Courtesy of Tina Medlock/Joseph and his Amazing Spectrum Coat

And here she was again. Another mole. Another waiting room. Another wave of memories crashes back, reminding her she isn’t untouchable. She had delayed this minor surgery twice already because, well, life doesn’t pause just because she needs stitches. Autism doesn’t wait. Her son doesn’t wait. But cancer doesn’t wait either. And this time she couldn’t avoid it.

She told herself it was nothing. But deep down, every what-if came crawling back. What if this was the time her luck ran out? What if Joseph had to face life without her? Joseph, her only child, her son with autism, the one who relies on her to fight battles he doesn’t even know exist. Who would love him like she does? Who would advocate when the world doesn’t understand him? Nobody. Just nobody. That’s the part about being a mom with autism in the picture—it’s never just about her body, her health, her pain. It’s about the what-ifs. The impossible questions no parent wants to ask but every parent of a child with disabilities quietly fears. Who will protect him when I can’t?

Courtesy of Tina Medlock/Joseph and his Amazing Spectrum Coat

Three weeks ago, when the dermatologist spotted the change, she nodded politely while her mind spun. She remembered the first time, the first scar, the first statistic. And then life piled on, as it always does. Her mother ended up in the hospital, sedated and hooked up to machines. Joseph worried about his grandma. She worried about both of them. And the fear about herself got pushed aside, because that’s what moms do.

But yesterday, in that waiting room, it caught up. The appointment ran late, which meant more time for her thoughts to twist and multiply. By the time she was called in, she was holding back tears and then not holding them back at all. She cried through the explanation, cried when the doctor said it didn’t look too concerning, cried as they numbed her skin. She cried because she remembered the last time a doctor said those words and how wrong they turned out to be. When it was done, they told her no running until the stitches came out. That felt like another cruel joke. Running is her therapy, her lifeline, her one selfish escape. Now, even that was gone for two weeks. Another reminder that she wasn’t indestructible.

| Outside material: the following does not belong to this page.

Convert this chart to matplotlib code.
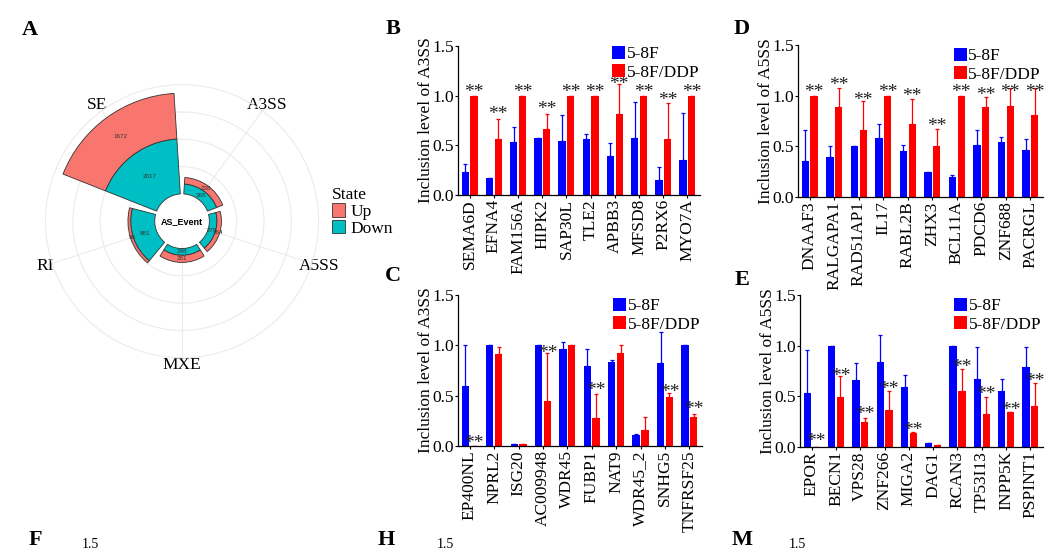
import matplotlib.pyplot as plt
import numpy as np
from matplotlib.patches import Patch

plt.rcParams['font.family'] = ['Liberation Serif', 'DejaVu Serif']

# ---- panel A: AS events (polar stacked bar)
cats = ['A3SS', 'A5SS', 'MXE', 'RI', 'SE']
n_down = [365, 279, 248, 881, 2017]
n_up = [238, 164, 261, 99, 1672]

# ---- panel B: A3SS (up)
genes_b = ['SEMA6D', 'EFNA4', 'FAM156A', 'HIPK2', 'SAP30L', 'TLE2', 'APBB3', 'MFSD8', 'P2RX6', 'MYO7A']
blue_b = [0.23, 0.17, 0.53, 0.57, 0.54, 0.56, 0.39, 0.57, 0.15, 0.35]
blue_b_err = [0.08, 0, 0.15, 0, 0.27, 0.05, 0.13, 0.37, 0.13, 0.48]
red_b = [1.0, 0.56, 1.0, 0.66, 1.0, 1.0, 0.82, 1.0, 0.56, 1.0]
red_b_err = [0, 0.21, 0, 0.16, 0, 0, 0.30, 0, 0.37, 0]
star_b = [1.08, 0.855, 1.08, 0.905, 1.08, 1.08, 1.16, 1.08, 1.0, 1.08]

# ---- panel C: A3SS (down)
genes_c = ['EP400NL', 'NPRL2', 'ISG20', 'AC009948', 'WDR45', 'FUBP1', 'NAT9', 'WDR45_2', 'SNHG5', 'TNFRSF25']
blue_c = [0.60, 1.0, 0.016, 1.0, 0.96, 0.79, 0.83, 0.11, 0.82, 1.0]
blue_c_err = [0.40, 0, 0, 0, 0.07, 0.17, 0.02, 0.01, 0.31, 0]
red_c = [0.0, 0.91, 0.016, 0.45, 1.0, 0.28, 0.92, 0.16, 0.49, 0.29]
red_c_err = [0, 0.07, 0, 0.47, 0, 0.24, 0.08, 0.13, 0.04, 0.03]
star_c = [0.07, None, None, 0.96, None, 0.60, None, None, 0.58, 0.41]

# ---- panel D: A5SS (up)
genes_d = ['DNAAF3', 'RALGAPA1', 'RAD51AP1', 'IL17', 'RABL2B', 'ZHX3', 'BCL11A', 'PDCD6', 'ZNF688', 'PACRGL']
blue_d = [0.36, 0.39, 0.50, 0.58, 0.45, 0.25, 0.20, 0.51, 0.54, 0.46]
blue_d_err = [0.30, 0.11, 0, 0.14, 0.06, 0, 0.02, 0.15, 0.05, 0.11]
red_d = [1.0, 0.89, 0.66, 1.0, 0.72, 0.50, 1.0, 0.89, 0.90, 0.81]
red_d_err = [0, 0.19, 0.29, 0, 0.25, 0.17, 0, 0.10, 0.18, 0.27]
star_d = [1.08, 1.15, 1.0, 1.08, 1.04, 0.74, 1.08, 1.05, 1.08, 1.08]

# ---- panel E: A5SS (down)
genes_e = ['EPOR', 'BECN1', 'VPS28', 'ZNF266', 'MIGA2', 'DAG1', 'RCAN3', 'TP53I13', 'INPP5K', 'PSPINT1']
blue_e = [0.535, 1.0, 0.66, 0.84, 0.59, 0.043, 1.0, 0.67, 0.555, 0.79]
blue_e_err = [0.42, 0, 0.17, 0.27, 0.12, 0, 0, 0.32, 0.115, 0.20]
red_e = [0.0, 0.49, 0.25, 0.37, 0.14, 0.023, 0.55, 0.33, 0.35, 0.40]
red_e_err = [0, 0.21, 0.04, 0.18, 0.01, 0, 0.22, 0.16, 0, 0.23]
star_e = [0.10, 0.74, 0.37, 0.61, 0.21, None, 0.83, 0.56, 0.41, 0.69]

BLUE = '#0000ff'
RED = '#ff0000'
FS = 12.5
STAR_FS = 14

fig = plt.figure(figsize=(10.64, 5.52), dpi=100)


def bar_panel(rect, genes, blue, blue_err, red, red_err, stars, ylabel, leg_y):
    ax = fig.add_axes(rect)
    x = np.arange(len(genes))
    ax.bar(x + 0.3, blue, 0.3, color=BLUE, label='5-8F', zorder=2)
    ax.bar(x + 0.66, red, 0.3, color=RED, label='5-8F/DDP', zorder=2)
    ax.errorbar(x + 0.3, blue, yerr=[np.zeros(len(x)), blue_err], fmt='none',
                ecolor=BLUE, elinewidth=0.9, capsize=1.5, capthick=0.9, zorder=1)
    ax.errorbar(x + 0.66, red, yerr=[np.zeros(len(x)), red_err], fmt='none',
                ecolor=RED, elinewidth=0.9, capsize=1.5, capthick=0.9, zorder=1)
    for xi, s in zip(x, stars):
        if s is None:
            continue
        ax.annotate('**', (xi + 0.66, s), xytext=(0, -0.47 * STAR_FS), textcoords='offset points',
                    ha='center', va='baseline', fontsize=STAR_FS, color='#222222')
    ax.set_xlim(0, 10)
    ax.set_ylim(0, 1.5)
    ax.set_yticks([0, 0.5, 1.0, 1.5])
    ax.set_yticklabels(['0.0', '0.5', '1.0', '1.5'], fontsize=FS)
    ax.set_xticks(x + 0.48)
    ax.set_xticklabels(genes, rotation=90, fontsize=FS)
    ax.tick_params(axis='both', length=2.5, width=0.8, pad=0.5)
    for sp in ['top', 'right']:
        ax.spines[sp].set_visible(False)
    for sp in ['left', 'bottom']:
        ax.spines[sp].set_linewidth(0.9)
    ax.set_ylabel(ylabel, fontsize=FS, labelpad=-1)
    ax.legend(loc='upper left', bbox_to_anchor=(0.635, leg_y), frameon=False, fontsize=FS,
              handlelength=0.75, handleheight=0.75, handletextpad=0.1, labelspacing=0.1,
              borderaxespad=0, borderpad=0)
    return ax


bar_panel([0.4305, 0.6467, 0.2274, 0.2699], genes_b, blue_b, blue_b_err, red_b, red_b_err,
          star_b, 'Inclusion level of A3SS', 1.0)
bar_panel([0.75, 0.6431, 0.2303, 0.2754], genes_d, blue_d, blue_d_err, red_d, red_d_err,
          star_d, 'Inclusion level of A5SS', 0.98)
bar_panel([0.4305, 0.192, 0.2293, 0.2736], genes_c, blue_c, blue_c_err, red_c, red_c_err,
          star_c, 'Inclusion level of A3SS', 0.98)
bar_panel([0.7519, 0.1902, 0.2284, 0.2754], genes_e, blue_e, blue_e_err, red_e, red_e_err,
          star_e, 'Inclusion level of A5SS', 0.98)

# ---- polar panel A
UP_C = '#F8766D'
DOWN_C = '#00BFC4'
pax = fig.add_axes([0.0376, 0.342, 0.267, 0.5145], projection='polar')
pax.set_theta_zero_location('N')
pax.set_theta_direction(-1)
theta = np.deg2rad((np.arange(len(cats)) + 0.5) * 360 / len(cats))
w = np.deg2rad(0.9 * 360 / len(cats))
down = np.array(n_down)
up = np.array(n_up)
pax.bar(theta, down, w, bottom=0, color=DOWN_C, edgecolor='#333333', linewidth=0.6, zorder=2)
pax.bar(theta, up, w, bottom=down, color=UP_C, edgecolor='#333333', linewidth=0.6, zorder=2)
pax.bar(0, 830, 2 * np.pi, bottom=-1000, color='white', edgecolor='none', zorder=3)
for t, d, u in zip(theta, down, up):
    pax.text(t, d / 2, str(d), ha='center', va='center', fontsize=4.5,
             family='Liberation Sans', color='#333333', zorder=4)
    pax.text(t, d + u / 2, str(u), ha='center', va='center', fontsize=4.5,
             family='Liberation Sans', color='#333333', zorder=4)
pax.text(0, -1000, 'AS_Event', ha='center', va='center', fontsize=6.5,
         family='Liberation Sans', fontweight='bold', zorder=4)
pax.set_ylim(-1000, 4200)
pax.set_yticks([1000, 2000, 3000, 4000])
pax.set_yticklabels([])
pax.set_xticks(theta)
pax.set_xticklabels(cats, fontsize=12.5)
pax.tick_params(axis='x', pad=-9)
pax.grid(color='#EBEBEB', linewidth=0.8)
pax.spines['polar'].set_visible(False)

fig.legend(handles=[Patch(facecolor=UP_C, edgecolor='#333333', linewidth=0.6),
                    Patch(facecolor=DOWN_C, edgecolor='#333333', linewidth=0.6)],
           labels=['Up', 'Down'], title='State', loc='upper left',
           bbox_to_anchor=(323 / 1064, 1 - 178 / 552), frameon=False, fontsize=12.5,
           title_fontsize=12.5, handlelength=0.75, handleheight=0.85, handletextpad=0.35,
           labelspacing=0.0, borderpad=0, alignment='left')

# panel letters
for lab, px, py in [('A', 30, 30), ('B', 393, 29), ('D', 742, 29), ('C', 393, 276),
                    ('E', 742, 280), ('F', 35, 540), ('H', 386, 540), ('M', 742, 540)]:
    fig.text(px / 1064, 1 - py / 552, lab, fontsize=16, fontweight='bold', ha='center', va='center')

# tops of the next row of panels
for px in [90, 445, 797]:
    fig.text(px / 1064, 1 / 552, '1.5', fontsize=10, ha='center', va='bottom')

fig.savefig('out.png', dpi=100)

Courtesy of Tina Medlock/Joseph and his Amazing Spectrum Coat

So she writes, waits, and worries. She reminds herself that for sixteen years, she has been cancer-free, and that is a statistic worth holding onto. And she keeps showing up for Joseph because, at the end of the day, she has to, no matter how vulnerable she feels. The truth is, she isn’t indestructible. None of us is. But when you’re a mom with autism in your life, you learn to keep going even when your body or your heart feels like it’s about to break. She tells people she’s okay. Not because it’s easy, but because she has to be, for Joseph.